Wednesday, June 23, 2021

Holy Cow: An Indian Adventure by Sarah Macdonald

 

I have very mixed feelings about HOLY COW. On the one hand, it's a memoir about a place I am unlikely to go and it was interesting to see a journalist's take on the people and the culture, since if I can't travel somewhere, it's fun to enjoy it vicariously. But on the other hand, this memoir is very dated (published in 2002) with some very outmoded views towards people of color and she takes a decidedly Western slant when talking about said people and culture that oscillates wildly between ignorant and insensitive. (I would probably vote for ignorant-- in the beginning of the book, she talks about her "dreadlocks" phrase in college.)

Sarah Macdonald is an Australian who ended up going to India because of her boyfriend's work (I think he's an Australian news reporter). As a journalist herself who was fond of travel and backpacking, she had mixed feelings. She went to India as a young woman and had a bad experience, and then, literally and metaphorically flipped it off, vowing never to return. But she ends up tempting fate and going back anyway because she wants to make her relationship work and also because she's curious and the journalist in her hungers for new experiences and stories.

As I said in my opening paragraph, I really liked the travel parts of the book. She met some incredibly cool people in India who had really interesting stories, like the Zoroastrians and their commune, the woman who got married without permission and was cursed by her mother(!), and the people who did incredible physical feats for religious reasons (I forget why and what they were called, but one guy apparently stood up for two years and one guy lifted his hand in the air for one year-- so it was stuff like that). But as other reviewers have pointed out, there's also a LOT of complaining. And she does it in a way that definitely can come across as bitchy and condescending. To be fair, this was the style for comedic travel memoirs of the time. J. Maarten Troost does this in his memoirs too, which were being sold around the same time as this one, and his books in the South Pacific/Micronesia/Melanesia have titles like GETTING STONED WITH SAVAGES and THE SEX LIVES OF CANNIBALS. I'm not making apologies, just giving some historical context. These probably wouldn't be published today-- at least not with these titles and not without a proper editing scrub.
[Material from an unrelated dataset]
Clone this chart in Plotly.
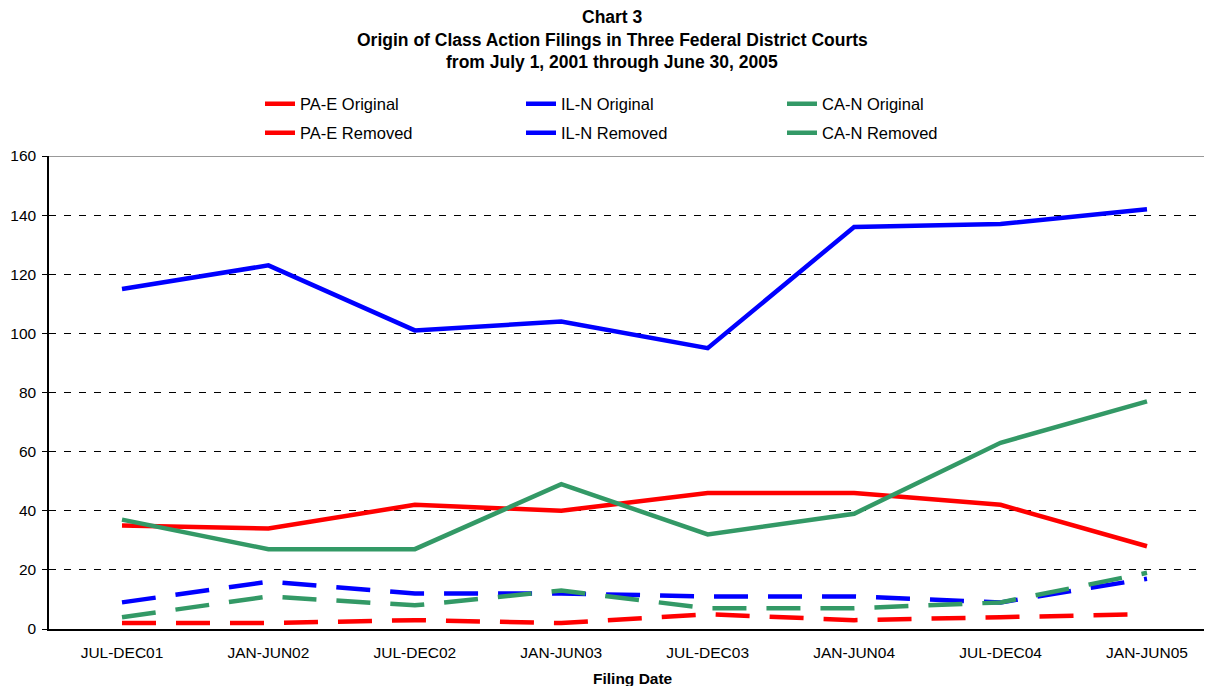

Maybe the author realized she was getting annoying because she seemed to tone down her attitude in the second half of the book. She did whine a little about not being allowed in with her camera to spy on the Zoroastrian rituals (*eye roll*) but after that, it was more about her recovering health and how she was getting on as she became more acclimated to the culture. And I do get culture shock and compensating with humor, which is what I think the author was doing here. It just comes across badly now because the humor doesn't age well (and looking at the Goodreads reviews, it seems to have offended a number of Indian people, too). The last quarter of the book or so talks about 9/11 and her fear for her husband as he did his reporting in Afghanistan and Pakistan, and a horrific moment in which she thought he'd been captured and killed. It's an odd tonal shift, especially when she tries to end on an almost spiritual note after making light of religions and treating them like they're funny party hats she saw in a shop window for most of the book. It made me miss the poorly-aged humor.

I'm rereading this book as part of this project where I revisit books I liked and disliked when I was younger. Some of my past status updates for this book were actually preserved, however, and it appears that I did not enjoy this book when I read it. I vaguely remember giving it a two. I'm giving it a three now because at times it could be funny and the writing could be very vivid and sensory, but I would probably not recommend this book to anyone who wasn't (still) a fan of Maarten Troost.